--- begin Material ---
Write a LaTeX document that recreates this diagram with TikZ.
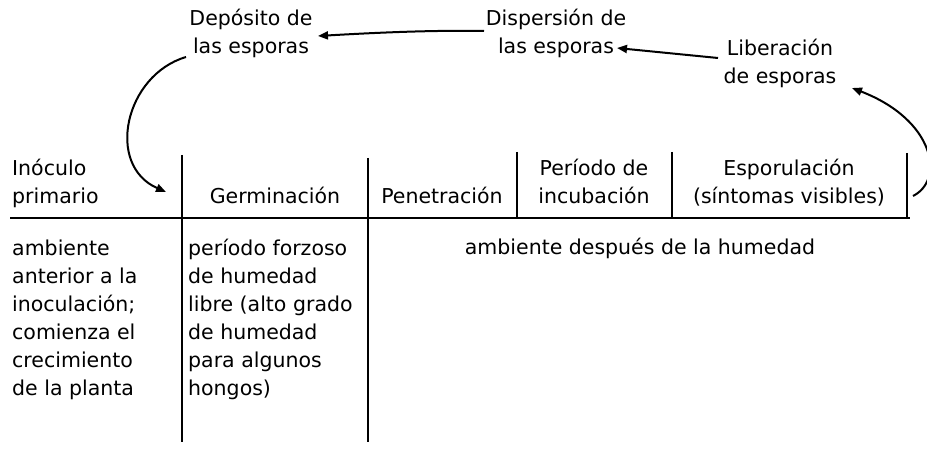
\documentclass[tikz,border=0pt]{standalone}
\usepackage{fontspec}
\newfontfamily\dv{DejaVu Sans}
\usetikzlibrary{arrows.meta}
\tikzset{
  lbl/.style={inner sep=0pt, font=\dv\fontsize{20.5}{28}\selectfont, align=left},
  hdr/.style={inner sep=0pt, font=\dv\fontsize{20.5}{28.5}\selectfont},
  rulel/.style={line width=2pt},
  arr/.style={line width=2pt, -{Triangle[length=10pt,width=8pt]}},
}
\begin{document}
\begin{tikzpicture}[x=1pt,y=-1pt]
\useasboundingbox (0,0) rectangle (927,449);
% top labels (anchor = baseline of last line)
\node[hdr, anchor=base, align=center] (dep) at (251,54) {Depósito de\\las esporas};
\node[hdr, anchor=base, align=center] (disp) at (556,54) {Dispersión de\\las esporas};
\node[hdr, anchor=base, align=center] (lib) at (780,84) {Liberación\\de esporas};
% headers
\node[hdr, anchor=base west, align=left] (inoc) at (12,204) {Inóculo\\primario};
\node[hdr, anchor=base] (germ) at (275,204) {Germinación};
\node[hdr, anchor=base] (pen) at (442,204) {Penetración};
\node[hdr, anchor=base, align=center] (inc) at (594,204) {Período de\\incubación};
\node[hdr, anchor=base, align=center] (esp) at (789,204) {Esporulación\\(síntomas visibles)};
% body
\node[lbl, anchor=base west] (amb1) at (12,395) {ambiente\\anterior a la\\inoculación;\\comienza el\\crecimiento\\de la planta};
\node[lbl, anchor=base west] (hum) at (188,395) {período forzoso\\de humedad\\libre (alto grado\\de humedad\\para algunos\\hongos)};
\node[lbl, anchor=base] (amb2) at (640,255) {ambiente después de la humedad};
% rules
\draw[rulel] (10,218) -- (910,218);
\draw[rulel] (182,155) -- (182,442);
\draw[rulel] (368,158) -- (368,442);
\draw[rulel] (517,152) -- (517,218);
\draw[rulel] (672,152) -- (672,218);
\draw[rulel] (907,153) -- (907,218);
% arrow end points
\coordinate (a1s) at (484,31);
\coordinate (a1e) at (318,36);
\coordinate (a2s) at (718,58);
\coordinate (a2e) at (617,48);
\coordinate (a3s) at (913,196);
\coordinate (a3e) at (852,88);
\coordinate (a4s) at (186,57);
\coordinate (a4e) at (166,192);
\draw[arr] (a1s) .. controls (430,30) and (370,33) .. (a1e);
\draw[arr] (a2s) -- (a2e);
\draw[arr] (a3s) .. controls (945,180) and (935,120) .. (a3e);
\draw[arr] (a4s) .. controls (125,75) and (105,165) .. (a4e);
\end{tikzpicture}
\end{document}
--- end Material ---
__Given request__
Every line above should be returned exactly; the pictures stay out.

__Solution__
Write a LaTeX document that recreates this diagram with TikZ.
\documentclass[tikz,border=0pt]{standalone}
\usepackage{fontspec}
\newfontfamily\dv{DejaVu Sans}
\usetikzlibrary{arrows.meta}
\tikzset{
  lbl/.style={inner sep=0pt, font=\dv\fontsize{20.5}{28}\selectfont, align=left},
  hdr/.style={inner sep=0pt, font=\dv\fontsize{20.5}{28.5}\selectfont},
  rulel/.style={line width=2pt},
  arr/.style={line width=2pt, -{Triangle[length=10pt,width=8pt]}},
}
\begin{document}
\begin{tikzpicture}[x=1pt,y=-1pt]
\useasboundingbox (0,0) rectangle (927,449);
% top labels (anchor = baseline of last line)
\node[hdr, anchor=base, align=center] (dep) at (251,54) {Depósito de\\las esporas};
\node[hdr, anchor=base, align=center] (disp) at (556,54) {Dispersión de\\las esporas};
\node[hdr, anchor=base, align=center] (lib) at (780,84) {Liberación\\de esporas};
% headers
\node[hdr, anchor=base west, align=left] (inoc) at (12,204) {Inóculo\\primario};
\node[hdr, anchor=base] (germ) at (275,204) {Germinación};
\node[hdr, anchor=base] (pen) at (442,204) {Penetración};
\node[hdr, anchor=base, align=center] (inc) at (594,204) {Período de\\incubación};
\node[hdr, anchor=base, align=center] (esp) at (789,204) {Esporulación\\(síntomas visibles)};
% body
\node[lbl, anchor=base west] (amb1) at (12,395) {ambiente\\anterior a la\\inoculación;\\comienza el\\crecimiento\\de la planta};
\node[lbl, anchor=base west] (hum) at (188,395) {período forzoso\\de humedad\\libre (alto grado\\de humedad\\para algunos\\hongos)};
\node[lbl, anchor=base] (amb2) at (640,255) {ambiente después de la humedad};
% rules
\draw[rulel] (10,218) -- (910,218);
\draw[rulel] (182,155) -- (182,442);
\draw[rulel] (368,158) -- (368,442);
\draw[rulel] (517,152) -- (517,218);
\draw[rulel] (672,152) -- (672,218);
\draw[rulel] (907,153) -- (907,218);
% arrow end points
\coordinate (a1s) at (484,31);
\coordinate (a1e) at (318,36);
\coordinate (a2s) at (718,58);
\coordinate (a2e) at (617,48);
\coordinate (a3s) at (913,196);
\coordinate (a3e) at (852,88);
\coordinate (a4s) at (186,57);
\coordinate (a4e) at (166,192);
\draw[arr] (a1s) .. controls (430,30) and (370,33) .. (a1e);
\draw[arr] (a2s) -- (a2e);
\draw[arr] (a3s) .. controls (945,180) and (935,120) .. (a3e);
\draw[arr] (a4s) .. controls (125,75) and (105,165) .. (a4e);
\end{tikzpicture}
\end{document}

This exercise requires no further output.